Q: Aside from promoting your brand, what are some alternative/inventive ways that you have seen marketing really work for a brewery brand (e.g., generating revenue, building customer base, expanding market reach, etc.)?
A: It’s a noisy world out there. A brewery needs to stand out to be heard and there are a number of ways to do that. For one brand, it may be a sweepstakes to garner attention. Pelican Brewing Company is a great example of this strategy. You can win a 2-night trip to the beach just for following their Facebook page, and 210,000+ people have done exactly that.

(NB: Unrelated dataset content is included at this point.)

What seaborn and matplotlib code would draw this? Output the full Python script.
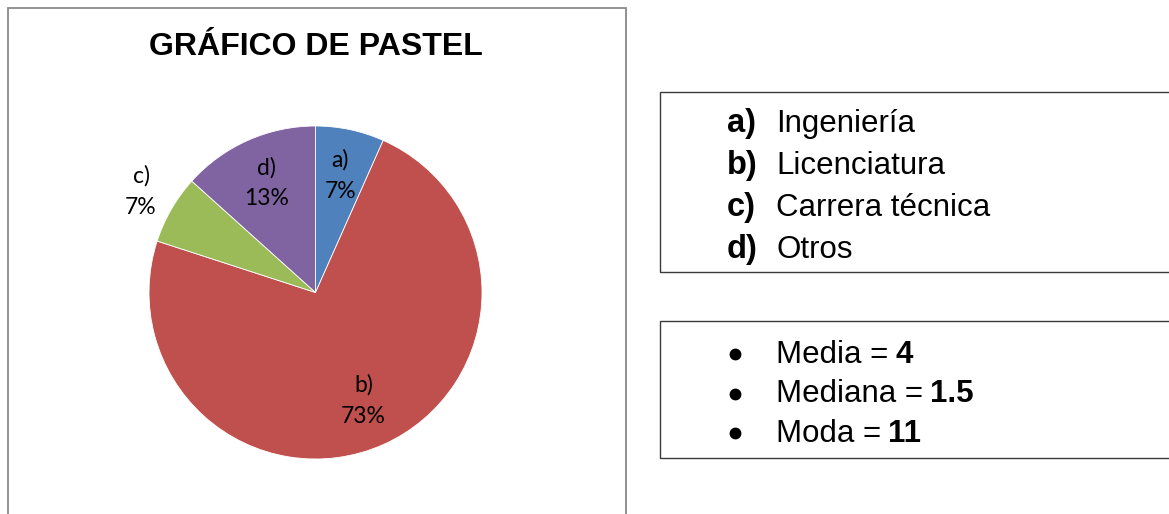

For another, it’s striking imagery. Putting time and effort into consistently looking different than everyone else can lend a distinct advantage. I feel like Wayfinder Beer (Portland, Oregon) does this very well. The short animations and graphics of their can label, along with witty, in-your-face captions, have combined to make some strikingly beautiful magic.
Q: What is/are your favorite beer brands to follow? What is it about their marketing that keeps you coming back for new content?
A: I mentioned Pelican and Wayfinder already. I really enjoy Cerebral Brewing in Denver, Colorado. They have great image quality and their beer releases are often quite long and very detailed. It plays very well with their lab/library/book nerd vibe. Normally brevity is better, but they’ve made me want to read their longer format.
Cloudburst Brewing in Seattle, Washington is a super fun follow. Their brand says, “we don’t care.” It’s in stark contrast to their beer — which they obviously care very much about. Their marketing pokes fun at marketing itself and flies in the face of our corporate beer overlords. Hilarious stuff.
Brothers Cascadia Brewing in Vancouver, Washington is a great example of a brewery using video storytelling. Their videos are well done and oozing with personality whether they’re tongue-in-cheek or very serious. Either way, there’s attention to quality and they’re very watchable.
Other brands (that I don’t personally work with) who have been very consistent, and therefore successful, include Pfriem Family Brewers (Hood River, Oregon), Left Hand Brewing (Longmont, Colorado), Fort George Brewery (Astoria, Oregon) and Reuben’s Brews (Seattle, Washington).